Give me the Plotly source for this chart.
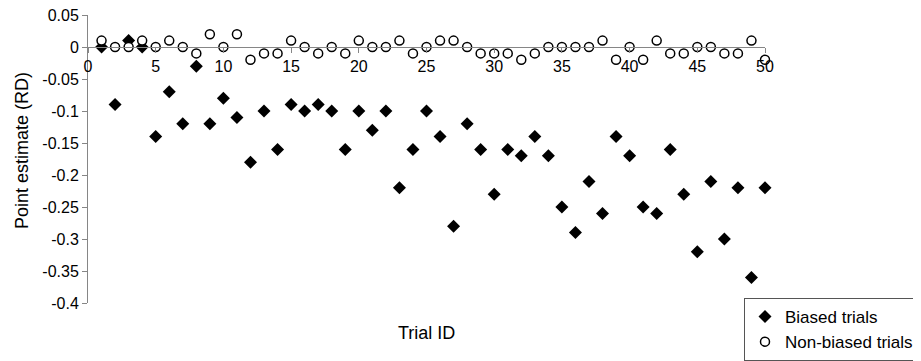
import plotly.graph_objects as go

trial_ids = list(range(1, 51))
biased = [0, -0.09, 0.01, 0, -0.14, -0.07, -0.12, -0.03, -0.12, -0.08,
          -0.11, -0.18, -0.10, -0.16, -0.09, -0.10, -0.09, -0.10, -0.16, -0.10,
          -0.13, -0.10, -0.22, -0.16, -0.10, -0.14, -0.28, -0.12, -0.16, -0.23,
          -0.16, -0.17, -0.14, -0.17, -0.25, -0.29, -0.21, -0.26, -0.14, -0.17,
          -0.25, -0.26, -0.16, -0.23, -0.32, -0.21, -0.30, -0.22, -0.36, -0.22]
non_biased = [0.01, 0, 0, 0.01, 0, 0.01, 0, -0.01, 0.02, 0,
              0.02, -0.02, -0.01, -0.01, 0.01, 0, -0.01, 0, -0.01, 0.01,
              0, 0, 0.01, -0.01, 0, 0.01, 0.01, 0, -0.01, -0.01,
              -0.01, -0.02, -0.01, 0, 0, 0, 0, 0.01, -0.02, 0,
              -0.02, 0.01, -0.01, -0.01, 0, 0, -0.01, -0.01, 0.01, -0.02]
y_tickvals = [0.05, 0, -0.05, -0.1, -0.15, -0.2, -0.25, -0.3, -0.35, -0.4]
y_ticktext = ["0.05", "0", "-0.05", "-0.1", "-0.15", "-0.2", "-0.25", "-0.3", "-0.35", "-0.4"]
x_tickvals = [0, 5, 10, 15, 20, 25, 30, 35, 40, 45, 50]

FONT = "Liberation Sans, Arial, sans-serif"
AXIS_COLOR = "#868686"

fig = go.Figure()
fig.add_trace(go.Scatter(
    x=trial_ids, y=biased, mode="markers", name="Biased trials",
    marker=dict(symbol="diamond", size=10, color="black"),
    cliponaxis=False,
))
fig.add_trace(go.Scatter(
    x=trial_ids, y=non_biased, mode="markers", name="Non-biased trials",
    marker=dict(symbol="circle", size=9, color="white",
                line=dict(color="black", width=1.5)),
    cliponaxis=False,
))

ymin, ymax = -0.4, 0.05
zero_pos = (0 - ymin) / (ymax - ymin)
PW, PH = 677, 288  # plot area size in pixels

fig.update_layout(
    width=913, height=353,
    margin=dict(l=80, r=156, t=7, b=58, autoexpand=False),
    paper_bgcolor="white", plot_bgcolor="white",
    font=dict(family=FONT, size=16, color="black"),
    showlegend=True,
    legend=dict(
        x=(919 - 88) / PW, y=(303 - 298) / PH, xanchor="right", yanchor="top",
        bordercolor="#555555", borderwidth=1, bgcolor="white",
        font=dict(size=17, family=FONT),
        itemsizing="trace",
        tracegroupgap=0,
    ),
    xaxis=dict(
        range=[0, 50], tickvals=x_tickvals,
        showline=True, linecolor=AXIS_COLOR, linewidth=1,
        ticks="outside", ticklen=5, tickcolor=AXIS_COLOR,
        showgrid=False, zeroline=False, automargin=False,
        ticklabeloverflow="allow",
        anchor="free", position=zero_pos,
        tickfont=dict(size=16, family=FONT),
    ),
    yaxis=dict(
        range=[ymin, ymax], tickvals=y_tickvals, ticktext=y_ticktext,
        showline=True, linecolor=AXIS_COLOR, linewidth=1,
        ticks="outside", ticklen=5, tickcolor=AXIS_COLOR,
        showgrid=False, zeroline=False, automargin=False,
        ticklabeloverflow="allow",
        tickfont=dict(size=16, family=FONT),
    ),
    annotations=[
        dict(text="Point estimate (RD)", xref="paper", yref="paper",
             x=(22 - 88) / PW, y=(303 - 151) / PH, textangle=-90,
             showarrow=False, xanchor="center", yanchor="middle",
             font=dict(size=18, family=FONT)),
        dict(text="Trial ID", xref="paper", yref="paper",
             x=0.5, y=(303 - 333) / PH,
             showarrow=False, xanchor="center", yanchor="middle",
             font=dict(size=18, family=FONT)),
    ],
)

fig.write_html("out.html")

★ ★ ★ ★

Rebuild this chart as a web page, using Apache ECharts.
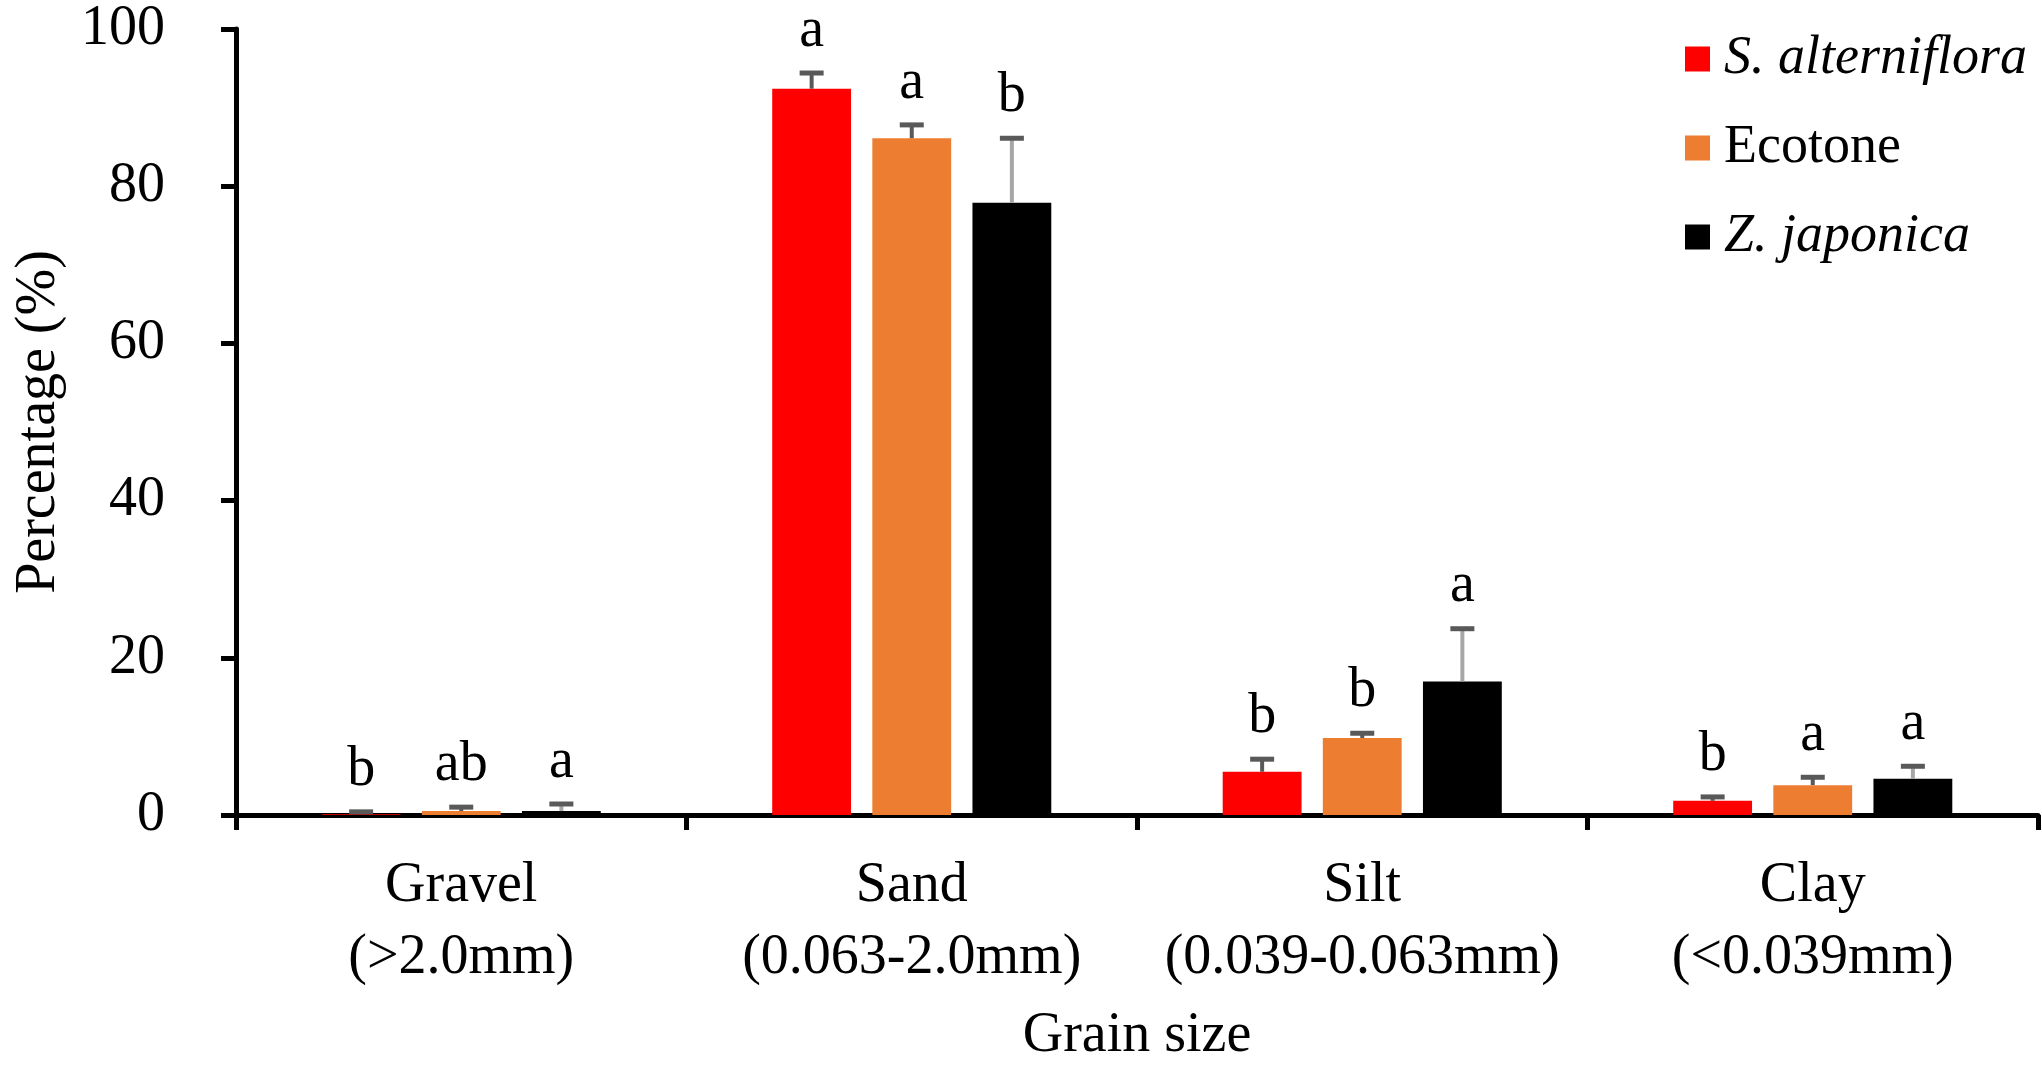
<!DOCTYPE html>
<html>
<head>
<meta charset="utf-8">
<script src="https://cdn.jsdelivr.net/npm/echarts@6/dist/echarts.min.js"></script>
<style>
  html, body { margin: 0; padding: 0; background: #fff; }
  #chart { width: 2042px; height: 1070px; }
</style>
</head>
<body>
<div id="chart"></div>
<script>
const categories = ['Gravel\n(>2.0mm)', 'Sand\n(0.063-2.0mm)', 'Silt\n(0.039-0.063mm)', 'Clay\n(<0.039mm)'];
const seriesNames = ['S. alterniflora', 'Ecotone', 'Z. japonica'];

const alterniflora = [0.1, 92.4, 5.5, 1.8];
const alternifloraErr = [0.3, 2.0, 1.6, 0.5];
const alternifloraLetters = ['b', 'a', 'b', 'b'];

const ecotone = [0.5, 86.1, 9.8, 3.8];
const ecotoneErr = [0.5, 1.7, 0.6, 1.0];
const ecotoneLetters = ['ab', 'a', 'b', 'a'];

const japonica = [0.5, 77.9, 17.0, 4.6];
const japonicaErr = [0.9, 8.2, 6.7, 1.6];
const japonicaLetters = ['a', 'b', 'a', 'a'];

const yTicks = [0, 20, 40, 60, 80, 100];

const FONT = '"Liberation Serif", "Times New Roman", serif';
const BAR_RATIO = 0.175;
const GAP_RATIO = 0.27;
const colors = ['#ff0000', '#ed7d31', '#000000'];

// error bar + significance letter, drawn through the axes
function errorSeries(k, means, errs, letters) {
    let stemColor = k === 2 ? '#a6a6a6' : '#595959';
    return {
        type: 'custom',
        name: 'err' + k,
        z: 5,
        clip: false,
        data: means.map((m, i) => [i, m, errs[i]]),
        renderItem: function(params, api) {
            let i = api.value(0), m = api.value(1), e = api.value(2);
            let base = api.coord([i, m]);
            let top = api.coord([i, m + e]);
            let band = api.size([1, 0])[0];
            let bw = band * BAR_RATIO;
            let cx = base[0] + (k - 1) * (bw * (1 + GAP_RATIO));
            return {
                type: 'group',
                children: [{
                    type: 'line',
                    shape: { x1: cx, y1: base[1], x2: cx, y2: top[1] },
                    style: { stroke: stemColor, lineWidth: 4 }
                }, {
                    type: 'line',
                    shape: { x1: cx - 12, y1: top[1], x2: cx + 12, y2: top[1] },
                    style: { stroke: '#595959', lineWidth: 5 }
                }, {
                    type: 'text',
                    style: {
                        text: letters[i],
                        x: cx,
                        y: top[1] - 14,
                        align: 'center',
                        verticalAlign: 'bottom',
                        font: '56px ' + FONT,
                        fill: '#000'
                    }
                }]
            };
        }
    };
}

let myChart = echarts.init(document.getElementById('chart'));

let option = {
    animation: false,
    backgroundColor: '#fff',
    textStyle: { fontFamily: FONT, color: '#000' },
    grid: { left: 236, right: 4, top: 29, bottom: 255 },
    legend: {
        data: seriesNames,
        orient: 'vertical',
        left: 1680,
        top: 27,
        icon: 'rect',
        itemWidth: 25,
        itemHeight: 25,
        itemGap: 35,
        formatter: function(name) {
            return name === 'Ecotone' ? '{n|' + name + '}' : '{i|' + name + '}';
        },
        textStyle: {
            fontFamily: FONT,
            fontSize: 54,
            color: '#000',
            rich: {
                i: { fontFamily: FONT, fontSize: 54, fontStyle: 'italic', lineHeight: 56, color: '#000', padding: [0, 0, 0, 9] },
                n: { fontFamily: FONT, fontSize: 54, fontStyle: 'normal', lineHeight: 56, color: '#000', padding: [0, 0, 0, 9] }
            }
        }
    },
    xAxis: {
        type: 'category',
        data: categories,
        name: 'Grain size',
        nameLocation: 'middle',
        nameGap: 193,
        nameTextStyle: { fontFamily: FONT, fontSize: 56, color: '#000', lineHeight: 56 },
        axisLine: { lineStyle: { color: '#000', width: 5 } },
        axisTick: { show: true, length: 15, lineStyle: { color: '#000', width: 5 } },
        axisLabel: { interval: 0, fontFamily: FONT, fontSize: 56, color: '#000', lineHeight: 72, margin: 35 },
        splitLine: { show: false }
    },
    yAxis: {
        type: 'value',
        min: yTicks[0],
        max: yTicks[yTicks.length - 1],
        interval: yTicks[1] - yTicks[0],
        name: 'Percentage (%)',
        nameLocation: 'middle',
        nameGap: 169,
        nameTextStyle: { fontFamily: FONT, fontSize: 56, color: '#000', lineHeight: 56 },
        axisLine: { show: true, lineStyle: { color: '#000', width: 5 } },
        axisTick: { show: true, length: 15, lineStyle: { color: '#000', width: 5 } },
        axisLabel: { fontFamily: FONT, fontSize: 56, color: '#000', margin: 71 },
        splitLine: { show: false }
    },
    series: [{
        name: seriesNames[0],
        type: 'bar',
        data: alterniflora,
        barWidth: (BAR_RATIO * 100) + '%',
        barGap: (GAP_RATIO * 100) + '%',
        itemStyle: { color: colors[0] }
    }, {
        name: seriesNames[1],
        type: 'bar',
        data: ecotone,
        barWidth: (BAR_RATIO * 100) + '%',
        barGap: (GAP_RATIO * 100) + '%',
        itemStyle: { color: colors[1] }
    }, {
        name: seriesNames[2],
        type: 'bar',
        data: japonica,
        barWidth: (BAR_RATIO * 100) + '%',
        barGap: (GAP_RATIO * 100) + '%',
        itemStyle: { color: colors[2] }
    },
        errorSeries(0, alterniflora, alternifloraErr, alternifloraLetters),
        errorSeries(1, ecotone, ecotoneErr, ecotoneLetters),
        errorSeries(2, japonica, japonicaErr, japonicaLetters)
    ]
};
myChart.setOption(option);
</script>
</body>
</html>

★ ★ ★ ★

WHAT YOU NEED TO DO >> Drop the images and output only the lines from the one that contains "Give me the Plotly source for this chart." to the one that contains "import plotly.graph_objects as go", both included.

CORRECT OUTPUT >>
Give me the Plotly source for this chart.
import plotly.graph_objects as go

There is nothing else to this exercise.